Start Recorded information

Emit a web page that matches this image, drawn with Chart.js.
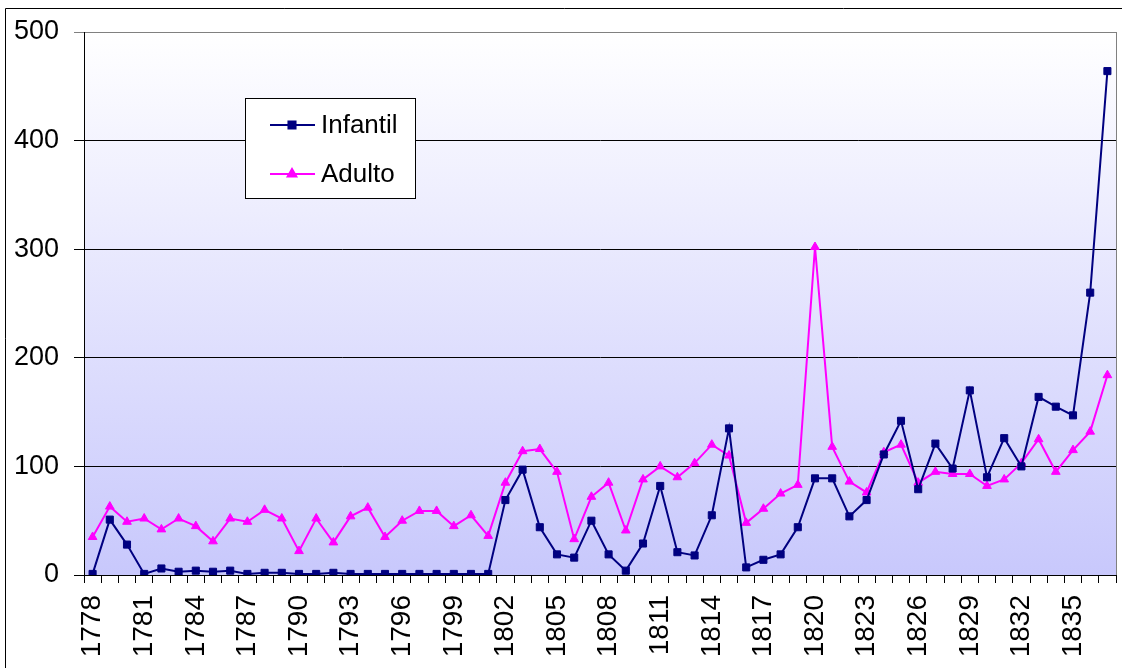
<!DOCTYPE html>
<html>
<head>
<meta charset="utf-8">
<script src="https://cdn.jsdelivr.net/npm/chart.js@4.4.1/dist/chart.umd.min.js"></script>
<style>
  html, body { margin: 0; padding: 0; background: #fff; }
  #wrap { width: 1122px; height: 668px; position: relative; }
</style>
</head>
<body>
<div id="wrap"><canvas id="chart" width="1122" height="668"></canvas></div>
<script>
// Years 1778..1837, one category per year
const years = [];
for (let y = 1778; y <= 1837; y++) years.push(String(y));

const infantil = [
  1, 51, 28, 1, 6, 3, 4, 3, 4, 1,
  2, 2, 1, 1, 2, 1, 1, 1, 1, 1,
  1, 1, 1, 1, 69, 97, 44, 19, 16, 50,
  19, 4, 29, 82, 21, 18, 55, 135, 7, 14,
  19, 44, 89, 89, 54, 69, 111, 142, 79, 121,
  98, 170, 90, 126, 100, 164, 155, 147, 260, 464
];

const adulto = [
  35, 63, 49, 52, 42, 52, 45, 31, 52, 49,
  60, 52, 22, 52, 30, 54, 62, 35, 50, 59,
  59, 45, 55, 36, 85, 114, 116, 95, 33, 72,
  85, 41, 88, 100, 90, 103, 120, 110, 48, 61,
  75, 83, 302, 118, 86, 76, 113, 120, 85, 95,
  93, 93, 82, 88, 103, 125, 95, 115, 132, 184
];

const yTicks = [0, 100, 200, 300, 400, 500];

// Lavender gradient behind the plot area, plus the outer frame
const backdrop = {
  id: 'backdrop',
  beforeDraw(chart) {
    const { ctx, chartArea: a } = chart;
    ctx.save();
    const g = ctx.createLinearGradient(0, a.top, 0, a.bottom);
    g.addColorStop(0, '#ffffff');
    g.addColorStop(1, '#c8c8fc');
    ctx.fillStyle = g;
    ctx.fillRect(a.left, a.top, a.right - a.left, a.bottom - a.top);
    ctx.strokeStyle = '#808080';
    ctx.lineWidth = 1;
    ctx.strokeRect(Math.round(a.left) + 0.5, Math.round(a.top) + 0.5,
      Math.round(a.right - a.left), Math.round(a.bottom - a.top));
    // outer chart frame (runs off the right and bottom edges)
    ctx.strokeStyle = '#000';
    ctx.beginPath();
    ctx.moveTo(5.5, 700);
    ctx.lineTo(5.5, 8.5);
    ctx.lineTo(1130, 8.5);
    ctx.stroke();
    ctx.restore();
  }
};

// Boxed legend placed inside the plot, as in the original
const boxLegend = {
  id: 'boxLegend',
  afterDraw(chart) {
    const ctx = chart.ctx;
    const x = 245.5, y = 98.5, w = 170, h = 100;
    ctx.save();
    ctx.fillStyle = '#fff';
    ctx.fillRect(x, y, w, h);
    ctx.strokeStyle = '#000';
    ctx.lineWidth = 1;
    ctx.strokeRect(x, y, w, h);
    const rows = [125, 174];
    chart.data.datasets.forEach((ds, i) => {
      const ry = rows[i];
      ctx.strokeStyle = ds.borderColor;
      ctx.lineWidth = 2;
      ctx.beginPath();
      ctx.moveTo(270, ry);
      ctx.lineTo(315, ry);
      ctx.stroke();
      Chart.helpers.drawPoint(ctx, {
        pointStyle: ds.pointStyle, radius: ds.pointRadius, borderWidth: 1
      }, 292, ry);
      ctx.fillStyle = ds.borderColor;
      ctx.fill();
      ctx.fillStyle = '#000';
      ctx.font = '26px "Liberation Sans", Arial, sans-serif';
      ctx.textBaseline = 'middle';
      ctx.fillText(ds.label, 321, ry + 1);
    });
    ctx.restore();
  }
};

new Chart(document.getElementById('chart'), {
  type: 'line',
  data: {
    labels: years,
    datasets: [
      {
        label: 'Infantil',
        data: infantil,
        borderColor: '#000080',
        backgroundColor: '#000080',
        borderWidth: 2,
        pointStyle: 'rect',
        pointRadius: 5,
        pointBorderWidth: 1
      },
      {
        label: 'Adulto',
        data: adulto,
        borderColor: '#ff00ff',
        backgroundColor: '#ff00ff',
        borderWidth: 2,
        pointStyle: 'triangle',
        pointRadius: 5,
        pointBorderWidth: 1
      }
    ]
  },
  options: {
    responsive: false,
    animation: false,
    layout: { padding: { left: 0, top: 32, right: 5, bottom: 0 } },
    plugins: {
      legend: { display: false },
      tooltip: { enabled: false }
    },
    scales: {
      x: {
        offset: true,
        afterFit(scale) {
          scale.height = 93;
          scale.paddingLeft = 0;
          scale.paddingRight = 0;
        },
        grid: {
          offset: true,
          drawOnChartArea: false,
          tickLength: 8,
          color: '#000'
        },
        border: { color: '#000', width: 1 },
        ticks: {
          autoSkip: false,
          minRotation: 90,
          maxRotation: 90,
          padding: 12,
          color: '#000',
          font: { family: '"Liberation Sans", Arial, sans-serif', size: 28 },
          callback: (v, i) => (i % 3 === 0 ? years[i] : '')
        }
      },
      y: {
        min: 0,
        max: 500,
        afterFit(scale) {
          scale.width = 84;
          scale.paddingTop = 0;
          scale.paddingBottom = 0;
        },
        afterBuildTicks(scale) { scale.ticks = yTicks.map(v => ({ value: v })); },
        grid: {
          tickLength: 10,
          color: ctx => (ctx.tick && ctx.tick.value === 500 ? '#808080' : '#000')
        },
        border: { color: '#000', width: 1 },
        ticks: {
          padding: 15,
          color: '#000',
          font: { family: '"Liberation Sans", Arial, sans-serif', size: 27 }
        }
      }
    }
  },
  plugins: [backdrop, boxLegend]
});
</script>
</body>
</html>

End Recorded information

- **Exercise details**:
Copy out all of the data word for word. Do not carry over any picture.

- **Solution to this exercise**:
Emit a web page that matches this image, drawn with Chart.js.
<!DOCTYPE html>
<html>
<head>
<meta charset="utf-8">
<script src="https://cdn.jsdelivr.net/npm/chart.js@4.4.1/dist/chart.umd.min.js"></script>
<style>
  html, body { margin: 0; padding: 0; background: #fff; }
  #wrap { width: 1122px; height: 668px; position: relative; }
</style>
</head>
<body>
<div id="wrap"><canvas id="chart" width="1122" height="668"></canvas></div>
<script>
// Years 1778..1837, one category per year
const years = [];
for (let y = 1778; y <= 1837; y++) years.push(String(y));

const infantil = [
  1, 51, 28, 1, 6, 3, 4, 3, 4, 1,
  2, 2, 1, 1, 2, 1, 1, 1, 1, 1,
  1, 1, 1, 1, 69, 97, 44, 19, 16, 50,
  19, 4, 29, 82, 21, 18, 55, 135, 7, 14,
  19, 44, 89, 89, 54, 69, 111, 142, 79, 121,
  98, 170, 90, 126, 100, 164, 155, 147, 260, 464
];

const adulto = [
  35, 63, 49, 52, 42, 52, 45, 31, 52, 49,
  60, 52, 22, 52, 30, 54, 62, 35, 50, 59,
  59, 45, 55, 36, 85, 114, 116, 95, 33, 72,
  85, 41, 88, 100, 90, 103, 120, 110, 48, 61,
  75, 83, 302, 118, 86, 76, 113, 120, 85, 95,
  93, 93, 82, 88, 103, 125, 95, 115, 132, 184
];

const yTicks = [0, 100, 200, 300, 400, 500];

// Lavender gradient behind the plot area, plus the outer frame
const backdrop = {
  id: 'backdrop',
  beforeDraw(chart) {
    const { ctx, chartArea: a } = chart;
    ctx.save();
    const g = ctx.createLinearGradient(0, a.top, 0, a.bottom);
    g.addColorStop(0, '#ffffff');
    g.addColorStop(1, '#c8c8fc');
    ctx.fillStyle = g;
    ctx.fillRect(a.left, a.top, a.right - a.left, a.bottom - a.top);
    ctx.strokeStyle = '#808080';
    ctx.lineWidth = 1;
    ctx.strokeRect(Math.round(a.left) + 0.5, Math.round(a.top) + 0.5,
      Math.round(a.right - a.left), Math.round(a.bottom - a.top));
    // outer chart frame (runs off the right and bottom edges)
    ctx.strokeStyle = '#000';
    ctx.beginPath();
    ctx.moveTo(5.5, 700);
    ctx.lineTo(5.5, 8.5);
    ctx.lineTo(1130, 8.5);
    ctx.stroke();
    ctx.restore();
  }
};

// Boxed legend placed inside the plot, as in the original
const boxLegend = {
  id: 'boxLegend',
  afterDraw(chart) {
    const ctx = chart.ctx;
    const x = 245.5, y = 98.5, w = 170, h = 100;
    ctx.save();
    ctx.fillStyle = '#fff';
    ctx.fillRect(x, y, w, h);
    ctx.strokeStyle = '#000';
    ctx.lineWidth = 1;
    ctx.strokeRect(x, y, w, h);
    const rows = [125, 174];
    chart.data.datasets.forEach((ds, i) => {
      const ry = rows[i];
      ctx.strokeStyle = ds.borderColor;
      ctx.lineWidth = 2;
      ctx.beginPath();
      ctx.moveTo(270, ry);
      ctx.lineTo(315, ry);
      ctx.stroke();
      Chart.helpers.drawPoint(ctx, {
        pointStyle: ds.pointStyle, radius: ds.pointRadius, borderWidth: 1
      }, 292, ry);
      ctx.fillStyle = ds.borderColor;
      ctx.fill();
      ctx.fillStyle = '#000';
      ctx.font = '26px "Liberation Sans", Arial, sans-serif';
      ctx.textBaseline = 'middle';
      ctx.fillText(ds.label, 321, ry + 1);
    });
    ctx.restore();
  }
};

new Chart(document.getElementById('chart'), {
  type: 'line',
  data: {
    labels: years,
    datasets: [
      {
        label: 'Infantil',
        data: infantil,
        borderColor: '#000080',
        backgroundColor: '#000080',
        borderWidth: 2,
        pointStyle: 'rect',
        pointRadius: 5,
        pointBorderWidth: 1
      },
      {
        label: 'Adulto',
        data: adulto,
        borderColor: '#ff00ff',
        backgroundColor: '#ff00ff',
        borderWidth: 2,
        pointStyle: 'triangle',
        pointRadius: 5,
        pointBorderWidth: 1
      }
    ]
  },
  options: {
    responsive: false,
    animation: false,
    layout: { padding: { left: 0, top: 32, right: 5, bottom: 0 } },
    plugins: {
      legend: { display: false },
      tooltip: { enabled: false }
    },
    scales: {
      x: {
        offset: true,
        afterFit(scale) {
          scale.height = 93;
          scale.paddingLeft = 0;
          scale.paddingRight = 0;
        },
        grid: {
          offset: true,
          drawOnChartArea: false,
          tickLength: 8,
          color: '#000'
        },
        border: { color: '#000', width: 1 },
        ticks: {
          autoSkip: false,
          minRotation: 90,
          maxRotation: 90,
          padding: 12,
          color: '#000',
          font: { family: '"Liberation Sans", Arial, sans-serif', size: 28 },
          callback: (v, i) => (i % 3 === 0 ? years[i] : '')
        }
      },
      y: {
        min: 0,
        max: 500,
        afterFit(scale) {
          scale.width = 84;
          scale.paddingTop = 0;
          scale.paddingBottom = 0;
        },
        afterBuildTicks(scale) { scale.ticks = yTicks.map(v => ({ value: v })); },
        grid: {
          tickLength: 10,
          color: ctx => (ctx.tick && ctx.tick.value === 500 ? '#808080' : '#000')
        },
        border: { color: '#000', width: 1 },
        ticks: {
          padding: 15,
          color: '#000',
          font: { family: '"Liberation Sans", Arial, sans-serif', size: 27 }
        }
      }
    }
  },
  plugins: [backdrop, boxLegend]
});
</script>
</body>
</html>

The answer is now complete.